Repossessing Degrees - degrews
https://www.jefftk.com/p/repossessing-degrees
======
Ancalagon
Seems like this would be the final knife in the coffin for actual education in
the US. At long last, college would be nothing more than credential signaling.
Who cares what you actually learned, or that you finished all the coursework
for your degree, or how well you did in those classes. All that would matter
would be: did you pay off those loans?? And now you've actually created a
generation of indentured servants.

------
rckoepke
What's the root problem that's trying to be solved? Allowing people to finally
discharge student loans in bankruptcy, or increasing private liquidity in
education lending?

This seems like it all reverts to a tax policy in the end, as these loans are
guaranteed by the federal government. We either tax everyone (free college,
allowing bankruptcy discharge) or individuals (no discharge, pay back loan).

The questions should be: what do want as a society, and "will allowing
students to discharge public loan debt cause a greater GDP increase than the
loss of tax revenue from them not paying back the loan"

As long as the fed gov is guaranteeing them, it's just "taxes" with extra
layers of obfuscation. We pretended they were loans and now people are trying
to solve a loan problem instead of a tax problem.

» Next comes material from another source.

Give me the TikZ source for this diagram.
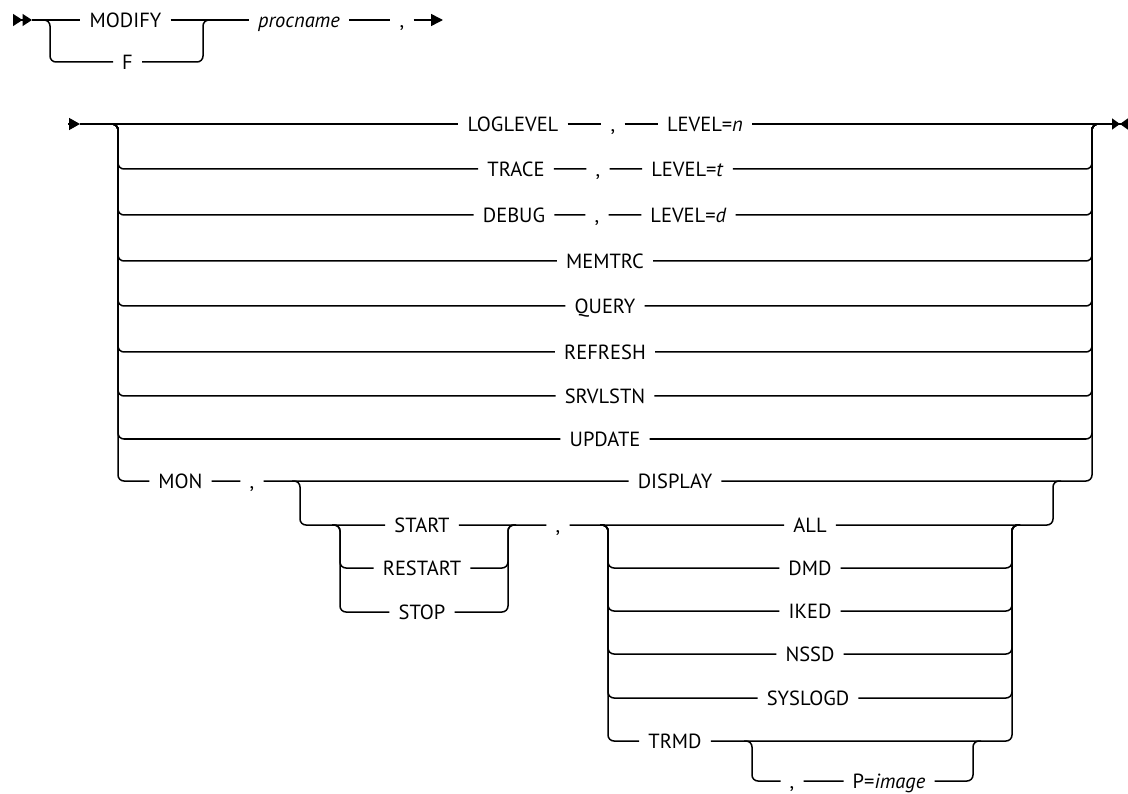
\documentclass[tikz,border=0pt]{standalone}
\usepackage{fontspec}
\setmainfont{PT Sans}
\usepackage{tikz}
\usetikzlibrary{arrows.meta, calc}
\newcommand{\railfont}{\fontsize{20.5}{24}\selectfont}

\begin{document}
\begin{tikzpicture}[
    x=1pt, y=-1pt,
    rail/.style={line width=1.5pt, rounded corners=6pt},
    kw/.style={font=\railfont, inner xsep=9pt, inner ysep=0pt, text height=14.3pt, text depth=0pt},
    var/.style={kw, font=\railfont\itshape},
    endtip/.style={rail, -{Triangle[length=12pt,width=12pt]}}
]
\useasboundingbox (0,0) rectangle (1128,794);

% First line: MODIFY | F, procname
\coordinate (s0) at (13,20);
\coordinate (s1) at (32,20);
\coordinate (aL0) at (42,20);
\coordinate (aL) at (50,20);
\coordinate (aR) at (203,20);
\coordinate (aR1) at (211,20);
\coordinate (e0) at (443,20);
\node[kw] (modify) at (125.5,20) {MODIFY};
\node[kw] (f) at (127.5,62) {F};
\node[var] (procname) at (299,20) {procname};
\node[kw] (c0) at (402,20) {,};

\draw[line width=1.5pt, -{Triangle[length=9.5pt,width=12pt,sep=0pt]Triangle[length=9.5pt,width=12pt]}] (s0) -- (s1);
\draw[rail] (s1) -- (modify) -- (procname) -- (c0);
\draw[endtip] (c0) -- (e0);
\draw[rail] (aL0) -| (aL |- f) -- (f) -- (aR |- f) |- (aR1);

% Second line: the commands
\coordinate (b0) at (68,124);
\coordinate (b1) at (80,124);
\coordinate (lv0) at (110,124);
\coordinate (lv) at (118,124);
\coordinate (rv) at (1092,124);
\coordinate (rv1) at (1100,124);
\coordinate (bend) at (1128,124);
\node[kw] (loglevel) at (513,124) {LOGLEVEL};
\node[kw] (c1) at (613,124) {,};
\node[kw] (levn) at (705,124) {LEVEL=\textit{n}};
\node[kw] (trace) at (516,169) {TRACE};
\node[kw] (c2) at (598,169) {,};
\node[kw] (levt) at (687.5,169) {LEVEL=\textit{t}};
\node[kw] (debug) at (514,215) {DEBUG};
\node[kw] (c3) at (597,215) {,};
\node[kw] (levd) at (688.5,215) {LEVEL=\textit{d}};
\node[kw] (memtrc) at (605,261) {MEMTRC};
\node[kw] (query) at (605,306) {QUERY};
\node[kw] (refresh) at (605,352) {REFRESH};
\node[kw] (srvlstn) at (605,396) {SRVLSTN};
\node[kw] (update) at (605,439) {UPDATE};
\node[kw] (mon) at (180.5,481) {MON};
\node[kw] (c4) at (252,481) {,};
\node[kw] (display) at (675,481) {DISPLAY};

\draw[line width=1.5pt, -{Triangle[length=11pt,width=12pt]}] (b0) -- (b1);
\draw[rail] (b1) -- (loglevel) -- (c1) -- (levn);
\draw[line width=1.5pt, -{Triangle[length=8pt,width=11pt,sep=0pt]Triangle[length=8pt,width=11pt,reversed]}] (levn) -- (bend);
\draw[rail] (lv0) -| (lv |- trace) -- (trace) -- (c2) -- (levt) -- (rv |- levt) |- (rv1);
\draw[rail] (lv0) -| (lv |- debug) -- (debug) -- (c3) -- (levd) -- (rv |- levd) |- (rv1);
\foreach \n in {memtrc,query,refresh,srvlstn,update}
  \draw[rail] (lv0) -| (lv |- \n) -- (\n) -- (rv |- \n) |- (rv1);
\draw[rail] (lv0) -| (lv |- mon) -- (mon) -- (c4) -- (display) -- (rv |- display) |- (rv1);

% MON options
\coordinate (mv0) at (292,481);
\coordinate (mv) at (300,481);
\coordinate (xv) at (1053,481);
\coordinate (xv1) at (1061,481);
\coordinate (sv0) at (332,525);
\coordinate (sv) at (340,525);
\coordinate (sw) at (508,525);
\coordinate (sw1) at (516,525);
\coordinate (gv0) at (600,525);
\coordinate (gv) at (608,525);
\coordinate (gw) at (1012,525);
\coordinate (gw1) at (1020,525);
\coordinate (tv0) at (744,741);
\coordinate (tv) at (752,741);
\coordinate (tw) at (973,741);
\coordinate (tw1) at (981,741);
\node[kw] (start) at (422,525) {START};
\node[kw] (restart) at (422,568) {RESTART};
\node[kw] (stop) at (422,612) {STOP};
\node[kw] (c5) at (558,525) {,};
\node[kw] (all) at (810,525) {ALL};
\node[kw] (dmd) at (810,568) {DMD};
\node[kw] (iked) at (810,611) {IKED};
\node[kw] (nssd) at (810,654) {NSSD};
\node[kw] (syslogd) at (808,698) {SYSLOGD};
\node[kw] (trmd) at (675,741) {TRMD};
\node[kw] (c6) at (792,781) {,};
\node[kw] (pimg) at (889,781) {P=\textit{image}};

\draw[rail] (mv0) -| (mv |- start) -- (start) -- (c5) -- (all) -- (xv |- all) |- (xv1);
\foreach \n in {restart,stop}
  \draw[rail] (sv0) -| (sv |- \n) -- (\n) -- (sw |- \n) |- (sw1);
\foreach \n in {dmd,iked,nssd,syslogd,trmd}
  \draw[rail] (gv0) -| (gv |- \n) -- (\n) -- (gw |- \n) |- (gw1);
\draw[rail] (tv0) -| (tv |- pimg) -- (c6) -- (pimg) -- (tw |- pimg) |- (tw1);
\end{tikzpicture}
\end{document}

It will become a loan problem if/when the loans are private. And a policy
problem at that point if employers can no longer get educated workers.

I've always argued that the most business friendly thing a gov can do is
provide highly educated workers at a steep subsidy for businesses to use as
human resources. Always astounds me when "pro business" people want to slash
education.

------
OrangeMango
Repossessing an asset has nothing to do with punishing the borrower and
everything to do with giving the lender something they can sell to make
themselves as whole as possible.

Being able to buy a degree at public auction is absurd.

------
downerending
I had this happen, in a small way, after grad school. After I graduated, the
university revoked some small stipend I was getting (a few hundred dollars)
because I had somehow failed to qualify in the final semester. After that,
they refused transcripts until they were repaid, so they pretty much had me
over a barrel.

Got the last laugh, though, as they hammered me for donations to the alumni
association for the next two decades. Not one penny.

------
siberianbear
I'm no expert on the topic, but it seems likely to me that there is a
significant number of people defaulting on student loans but did not finish
their degree program. I'd also speculate that the people who did complete
their degree program are less likely to be in default than those who dropped
out.

------
pmiller2
At this point, I would gladly zero out my student loans in exchange for my
undergrad and grad schools disavowing me.